On Monday two West Virginia congressmen criticized the way state regulators have issued dozens of permits for huge mountaintop removal strip mines.
Rep Nick Rahall, D-W.Va., called the actions by the state Division of Environmental Protection and the federal Office of Surface Mining "inexcusable."
Rep. Bob Wise, also D-W.Va., said he would write to Kathy Karpan, director of OSM, asking her to investigate the matter.
Rahall and Wise spoke in response to a Charleston Gazette report that most mountaintop removal mines permitted by the state Division of Environmental Protection did not receive variances required by state and federal law.
"This is not a case of whether you are for or against mountaintop removal operations," Rahall said. "This is a matter of whether or not there has been compliance with federal law as it relates to how permits for these types of operations are reviewed and granted."
"It's an issue that needs to be looked at fully," Wise added. "Mountaintop removal ought to be done properly. Not enforcing the standards that exist just leads to more and more problems."
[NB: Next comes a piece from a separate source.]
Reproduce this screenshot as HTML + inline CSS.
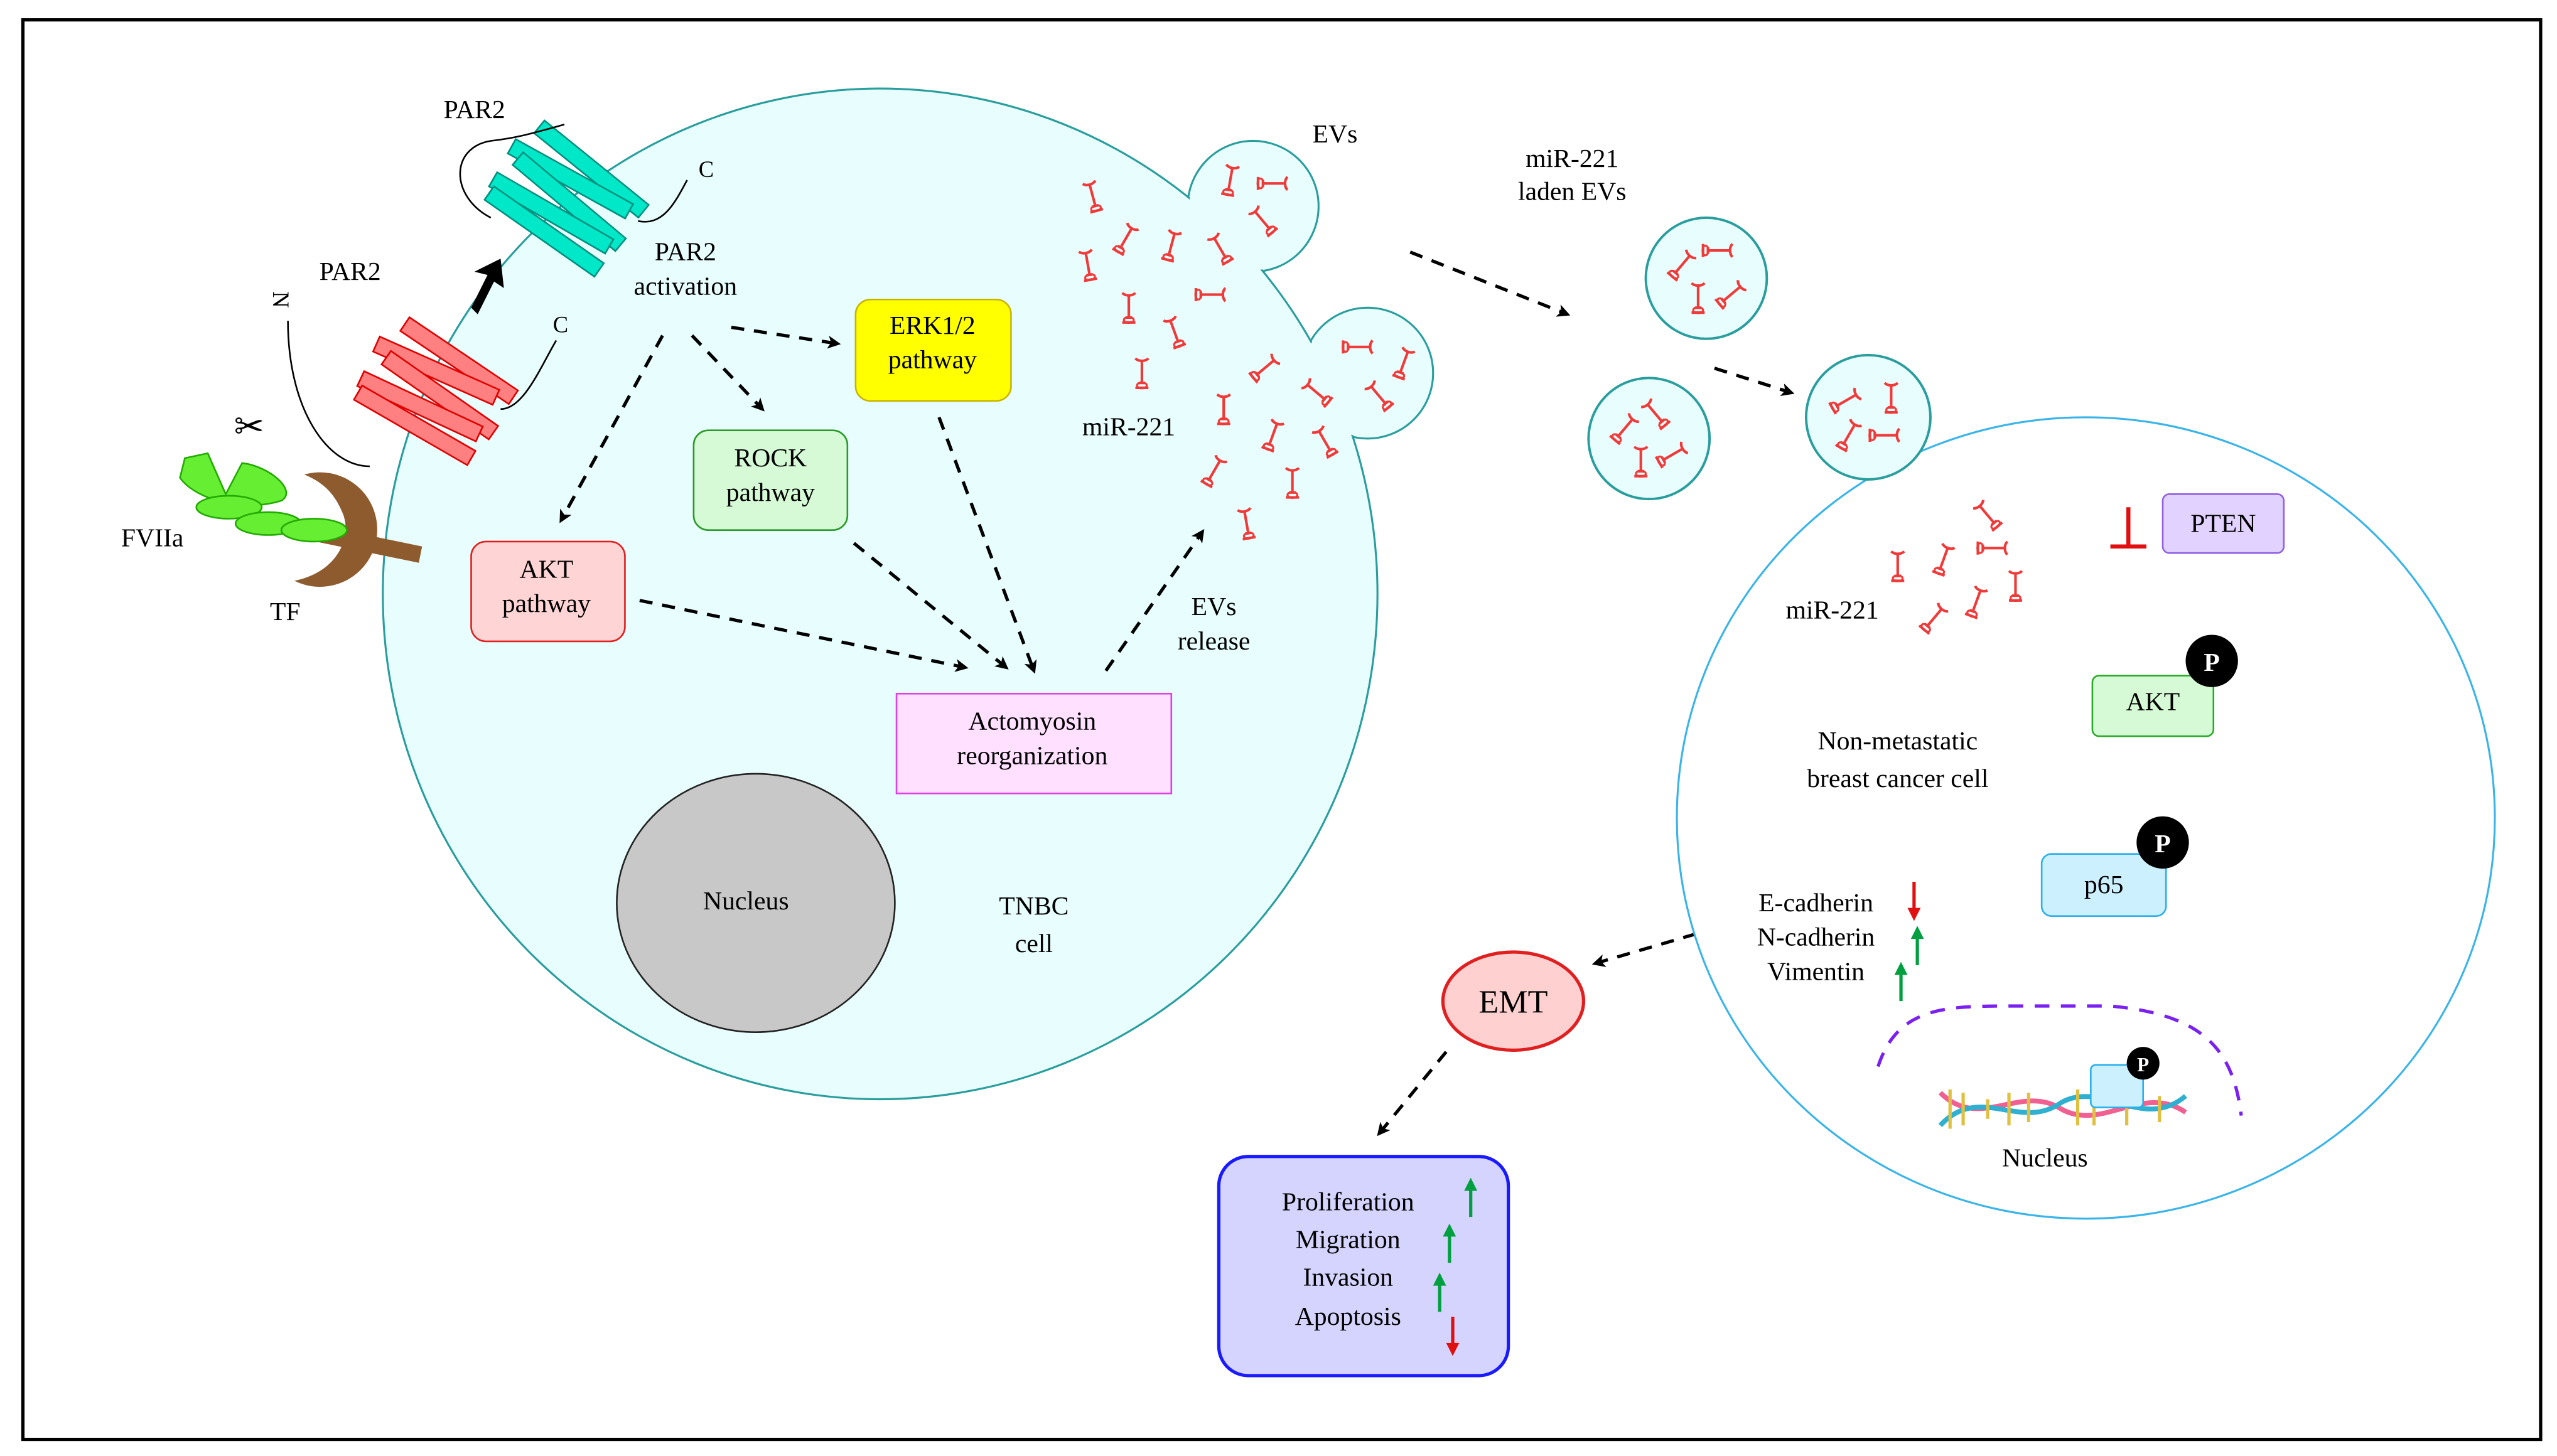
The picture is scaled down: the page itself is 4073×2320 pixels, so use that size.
<!DOCTYPE html>
<html><head><meta charset="utf-8"><style>
html,body{margin:0;padding:0;background:#fff}
svg{display:block}
svg text{font-family:"Liberation Serif","DejaVu Serif",serif}
</style></head><body>
<svg width="4073" height="2320" viewBox="0 0 1563 890" xmlns="http://www.w3.org/2000/svg" font-family="Liberation Serif, serif">
<defs>
<marker id="ah" markerWidth="8" markerHeight="8" refX="6" refY="4" orient="auto" markerUnits="userSpaceOnUse"><path d="M0,0 L8,4 L0,8 L2,4 Z" fill="#000"/></marker>
<g id="mi"><path d="M-4,-9 C-2,-7 2,-7 4,-9 M0,-8 L0,6 M-4,9 L4,9 M-2,6 L2,6" stroke="#f03a3a" stroke-width="1.6" fill="none"/><ellipse cx="0" cy="7.5" rx="3" ry="1.8" fill="none" stroke="#f03a3a" stroke-width="1.2"/></g>
<g id="up"><path d="M0,12 L0,-6" stroke="#00a040" stroke-width="2"/><path d="M-4,-4 L0,-12 L4,-4 Z" fill="#00a040"/></g>
<g id="dn"><path d="M0,-12 L0,6" stroke="#e01010" stroke-width="2"/><path d="M-4,4 L0,12 L4,4 Z" fill="#e01010"/></g>
</defs>
<rect x="0" y="0" width="1563" height="890" fill="#fff"/>
<rect x="14" y="12" width="1539" height="868" fill="none" stroke="#000" stroke-width="2"/>

<!-- TNBC cell -->
<circle cx="766" cy="126" r="40" fill="#e8fdfd" stroke="#2a9d9d" stroke-width="1.2"/>
<circle cx="836" cy="228" r="40" fill="#e8fdfd" stroke="#2a9d9d" stroke-width="1.2"/>
<ellipse cx="538" cy="363" rx="304" ry="309" fill="#e8fdfd" stroke="#2a9d9d" stroke-width="1.2"/>
<circle cx="766" cy="126" r="39" fill="#e8fdfd"/>
<circle cx="836" cy="228" r="39" fill="#e8fdfd"/>

<ellipse cx="462" cy="552" rx="85" ry="79" fill="#c8c8c8" stroke="#222" stroke-width="1"/>
<text x="456" y="556" font-size="16" text-anchor="middle">Nucleus</text>
<text x="632" y="559" font-size="16" text-anchor="middle">TNBC</text>
<text x="632" y="582" font-size="16" text-anchor="middle">cell</text>

<!-- PAR2 receptors -->
<g transform="translate(265,240) rotate(30)" fill="#ff8080" stroke="#e00000" stroke-width="1">
<rect x="-38" y="-30" width="80" height="10" transform="rotate(4)"/><rect x="-44" y="-18" width="80" height="10" transform="rotate(-6)"/><rect x="-36" y="-6" width="80" height="10" transform="rotate(5)"/><rect x="-44" y="6" width="80" height="10" transform="rotate(-5)"/><rect x="-40" y="18" width="80" height="10"/>
</g>
<path d="M176,196 C176,250 200,285 226,285" stroke="#000" fill="none"/>
<path d="M306,250 C320,250 330,225 340,208" stroke="#000" fill="none"/>
<text x="165" y="190" font-size="14" transform="rotate(90 172 185)">N</text>
<text x="338" y="203" font-size="14">C</text>
<g transform="translate(345,122) rotate(35)" fill="#00e8c8" stroke="#009080" stroke-width="1">
<rect x="-40" y="-30" width="82" height="10" transform="rotate(4)"/><rect x="-44" y="-18" width="82" height="10" transform="rotate(-6)"/><rect x="-38" y="-6" width="82" height="10" transform="rotate(5)"/><rect x="-44" y="6" width="82" height="10" transform="rotate(-5)"/><rect x="-40" y="18" width="82" height="10"/>
</g>
<path d="M300,133 C275,120 275,90 300,86 C318,84 330,80 345,76" stroke="#000" fill="none"/>
<path d="M390,135 C405,138 412,125 420,110" stroke="#000" fill="none"/>
<text x="427" y="108" font-size="14">C</text>
<path d="M288,188 L298,168 L290,166 L306,158 L308,176 L302,172 L292,192 Z" fill="#000"/>
<text x="290" y="72" font-size="16" text-anchor="middle">PAR2</text>
<text x="214" y="171" font-size="16" text-anchor="middle">PAR2</text>
<text x="419" y="159" font-size="16" text-anchor="middle">PAR2</text>
<text x="419" y="180" font-size="16" text-anchor="middle">activation</text>
<text x="143" y="268" font-size="22">✂</text>

<!-- FVIIa / TF -->
<path d="M195,321 L258,334 L256,344 L193,331 Z" fill="#8d5b2e"/>
<path d="M186,290 A35,35 0 1,1 180,355 C205,350 215,330 210,315 C205,302 198,295 186,290 Z" fill="#8d5b2e"/>
<path d="M113,280 L127,277 L138,302 L148,283 C165,285 182,300 172,306 C150,313 120,306 110,292 Z" fill="#66ee33" stroke="#22aa00"/>
<ellipse cx="140" cy="310" rx="20" ry="7" fill="#66ee33" stroke="#22aa00"/>
<ellipse cx="164" cy="320" rx="20" ry="7" fill="#66ee33" stroke="#22aa00"/>
<ellipse cx="192" cy="324" rx="20" ry="7" fill="#66ee33" stroke="#22aa00"/>
<text x="74" y="334" font-size="16">FVIIa</text>
<text x="165" y="379" font-size="16">TF</text>

<!-- boxes -->
<rect x="523" y="183" width="95" height="62" rx="9" fill="#ffff00" stroke="#c8b400"/>
<text x="570" y="204" font-size="16" text-anchor="middle">ERK1/2</text>
<text x="570" y="225" font-size="16" text-anchor="middle">pathway</text>
<rect x="424" y="263" width="94" height="61" rx="9" fill="#d6fad6" stroke="#2a9a2a"/>
<text x="471" y="285" font-size="16" text-anchor="middle">ROCK</text>
<text x="471" y="306" font-size="16" text-anchor="middle">pathway</text>
<rect x="288" y="331" width="94" height="61" rx="9" fill="#ffd4d4" stroke="#e02020"/>
<text x="334" y="353" font-size="16" text-anchor="middle">AKT</text>
<text x="334" y="374" font-size="16" text-anchor="middle">pathway</text>
<rect x="548" y="424" width="168" height="61" fill="#ffe0ff" stroke="#e040e0"/>
<text x="631" y="446" font-size="16" text-anchor="middle">Actomyosin</text>
<text x="631" y="467" font-size="16" text-anchor="middle">reorganization</text>

<!-- arrows -->
<g stroke="#000" stroke-width="2" stroke-dasharray="8,6" fill="none" marker-end="url(#ah)">
<path d="M405,205 L343,318"/>
<path d="M423,205 L466,250"/>
<path d="M447,200 L512,210"/>
<path d="M391,367 L590,408"/>
<path d="M522,332 L615,408"/>
<path d="M574,255 L632,410"/>
<path d="M676,410 L735,325"/>
<path d="M862,154 L958,192"/>
<path d="M1048,225 L1095,240"/>
<path d="M1165,290 L1172,315"/>
<path d="M1248,332 L1278,328"/>
<path d="M1346,350 L1318,396"/>
<path d="M1294,462 L1285,512"/>
<path d="M1283,572 L1292,640"/>
<path d="M1050,567 L975,589"/>
<path d="M884,643 L843,693"/>
<path d="M1226,672 L1226,600 L1185,600"/>
</g>
<text x="742" y="376" font-size="16" text-anchor="middle">EVs</text>
<text x="742" y="397" font-size="16" text-anchor="middle">release</text>
<text x="816" y="87" font-size="16" text-anchor="middle">EVs</text>
<text x="690" y="266" font-size="16" text-anchor="middle">miR-221</text>
<text x="961" y="102" font-size="16" text-anchor="middle">miR-221</text>
<text x="961" y="122" font-size="16" text-anchor="middle">laden EVs</text>

<!-- miRNA in TNBC -->
<use href="#mi" transform="translate(668,120) rotate(-15)"/>
<use href="#mi" transform="translate(688,146) rotate(30)"/>
<use href="#mi" transform="translate(716,150) rotate(15)"/>
<use href="#mi" transform="translate(746,152) rotate(-30)"/>
<use href="#mi" transform="translate(665,162) rotate(-10)"/>
<use href="#mi" transform="translate(690,188)"/>
<use href="#mi" transform="translate(740,180) rotate(90)"/>
<use href="#mi" transform="translate(718,203) rotate(-20)"/>
<use href="#mi" transform="translate(698,228)"/>
<use href="#mi" transform="translate(752,110) rotate(10)"/>
<use href="#mi" transform="translate(778,112) rotate(90)"/>
<use href="#mi" transform="translate(772,135) rotate(-40)"/>
<use href="#mi" transform="translate(773,225) rotate(50)"/>
<use href="#mi" transform="translate(805,240) rotate(-50)"/>
<use href="#mi" transform="translate(830,212) rotate(90)"/>
<use href="#mi" transform="translate(858,222) rotate(20)"/>
<use href="#mi" transform="translate(843,242) rotate(-40)"/>
<use href="#mi" transform="translate(748,250)"/>
<use href="#mi" transform="translate(778,266) rotate(20)"/>
<use href="#mi" transform="translate(810,270) rotate(-30)"/>
<use href="#mi" transform="translate(742,288) rotate(30)"/>
<use href="#mi" transform="translate(790,295)"/>
<use href="#mi" transform="translate(762,320) rotate(-10)"/>

<!-- right cell -->
<ellipse cx="1275" cy="500" rx="250" ry="245" fill="#fff" stroke="#3ab4e8" stroke-width="1.2"/>
<circle cx="1043" cy="170" r="37" fill="#e8fdfd" stroke="#2a9d9d" stroke-width="1.5"/>
<circle cx="1008" cy="268" r="37" fill="#e8fdfd" stroke="#2a9d9d" stroke-width="1.5"/>
<circle cx="1142" cy="255" r="38" fill="#e8fdfd" stroke="#2a9d9d" stroke-width="1.5"/>
<use href="#mi" transform="translate(1028,162) rotate(40)"/>
<use href="#mi" transform="translate(1050,153) rotate(90)"/>
<use href="#mi" transform="translate(1038,182)"/>
<use href="#mi" transform="translate(1058,180) rotate(50)"/>
<use href="#mi" transform="translate(993,262) rotate(40)"/>
<use href="#mi" transform="translate(1012,253) rotate(-40)"/>
<use href="#mi" transform="translate(1003,282)"/>
<use href="#mi" transform="translate(1022,278) rotate(60)"/>
<use href="#mi" transform="translate(1128,245) rotate(60)"/>
<use href="#mi" transform="translate(1156,243)"/>
<use href="#mi" transform="translate(1130,266) rotate(30)"/>
<use href="#mi" transform="translate(1152,266) rotate(90)"/>
<use href="#mi" transform="translate(1215,315) rotate(-40)"/>
<use href="#mi" transform="translate(1218,335) rotate(90)"/>
<use href="#mi" transform="translate(1160,346)"/>
<use href="#mi" transform="translate(1188,342) rotate(20)"/>
<use href="#mi" transform="translate(1232,358)"/>
<use href="#mi" transform="translate(1208,368) rotate(20)"/>
<use href="#mi" transform="translate(1182,378) rotate(40)"/>
<text x="1120" y="378" font-size="16" text-anchor="middle">miR-221</text>
<path d="M1301,310 L1301,334 M1290,334 L1312,334" stroke="#e01010" stroke-width="2.5"/>
<rect x="1322" y="302" width="74" height="36" rx="4" fill="#e2d2ff" stroke="#9060e0"/>
<text x="1359" y="325" font-size="16" text-anchor="middle">PTEN</text>
<rect x="1279" y="413" width="74" height="37" rx="4" fill="#d6fad6" stroke="#2aaa2a"/>
<text x="1316" y="434" font-size="16" text-anchor="middle">AKT</text>
<circle cx="1352" cy="404" r="16" fill="#000"/>
<text x="1352" y="410" font-size="16" font-weight="bold" text-anchor="middle" fill="#fff">P</text>
<rect x="1248" y="522" width="76" height="38" rx="6" fill="#cdf0ff" stroke="#2ab0ea"/>
<text x="1286" y="546" font-size="16" text-anchor="middle">p65</text>
<circle cx="1322" cy="515" r="16" fill="#000"/>
<text x="1322" y="521" font-size="16" font-weight="bold" text-anchor="middle" fill="#fff">P</text>
<text x="1160" y="458" font-size="16" text-anchor="middle">Non-metastatic</text>
<text x="1160" y="481" font-size="16" text-anchor="middle">breast cancer cell</text>
<text x="1110" y="557" font-size="16" text-anchor="middle">E-cadherin</text>
<text x="1110" y="578" font-size="16" text-anchor="middle">N-cadherin</text>
<text x="1110" y="599" font-size="16" text-anchor="middle">Vimentin</text>
<use href="#dn" x="1170" y="551"/>
<use href="#up" x="1172" y="578"/>
<use href="#up" x="1162" y="600"/>
<path d="M1148,652 C1160,615 1190,615 1230,615 L1290,615 C1345,620 1365,640 1370,682" stroke="#7a20f0" stroke-width="2" stroke-dasharray="9,7" fill="none"/>
<!-- DNA -->
<g stroke-width="3" fill="none">
<path d="M1186,668 C1210,692 1235,662 1260,678 C1285,692 1310,662 1336,680" stroke="#f06090"/>
<path d="M1186,688 C1210,662 1235,692 1260,674 C1285,660 1310,692 1336,670" stroke="#30b0d0"/>
<path d="M1192,666 L1192,690 M1200,668 L1200,688 M1215,672 L1215,684 M1228,668 L1228,688 M1240,668 L1240,686 M1270,666 L1270,688 M1280,668 L1280,688 M1300,668 L1300,688 M1320,670 L1320,686" stroke="#e0c040" stroke-width="2"/>
</g>
<rect x="1278" y="651" width="32" height="26" rx="3" fill="#cdf0ff" stroke="#2ab0ea"/>
<circle cx="1310" cy="650" r="10" fill="#000"/>
<text x="1310" y="655" font-size="12" font-weight="bold" text-anchor="middle" fill="#fff">P</text>
<text x="1250" y="713" font-size="16" text-anchor="middle">Nucleus</text>

<!-- EMT -->
<ellipse cx="925" cy="612" rx="43" ry="30" fill="#ffd0d0" stroke="#e02020" stroke-width="2"/>
<text x="925" y="619" font-size="20" text-anchor="middle">EMT</text>
<rect x="745" y="707" width="177" height="134" rx="18" fill="#d4d4ff" stroke="#1a1aff" stroke-width="2"/>
<text x="824" y="740" font-size="16" text-anchor="middle">Proliferation</text>
<text x="824" y="763" font-size="16" text-anchor="middle">Migration</text>
<text x="824" y="786" font-size="16" text-anchor="middle">Invasion</text>
<text x="824" y="810" font-size="16" text-anchor="middle">Apoptosis</text>
<use href="#up" x="899" y="732"/>
<use href="#up" x="886" y="760"/>
<use href="#up" x="880" y="790"/>
<use href="#dn" x="888" y="817"/>
</svg>
</body></html>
Congress passed the 1977 Surface Mining Control and Reclamation Act to require coal operators to put land back, as best they could, the way it was before they mined it.
Under the law's "approximate original contour" or AOC rule, operators must reclaim mined land so that it "closely resembles the general surface configuration of the land prior to mining."
The law allows narrow exemptions for mountaintop removal mining or for mining on slopes steeper than 20 degrees. But to qualify for those AOC variances, operators must show that flattening the land will improve it by allowing for future development.
A three-month Gazette investigation found that three-quarters of the mountaintop removal mines in the state did not receive AOC variances.
Sixty-one of 81 active mountaintop removal mines approved since 1978 did not receive the variances. Last year, 15 of 20 mountaintop removal mines did not receive variances.
Rather than go to the time and expense of rebuilding mountains or planning future development, coal operators in many cases are simply dumping millions of tons of rock and earth - removed to reach coal seams - into neighboring streams and hollows.
DEP records reviewed on Friday and Monday show that there are 11 pending applications for mountaintop removal operations in the state. Those mines cover more than 13,000 acres, or more than 20 square miles.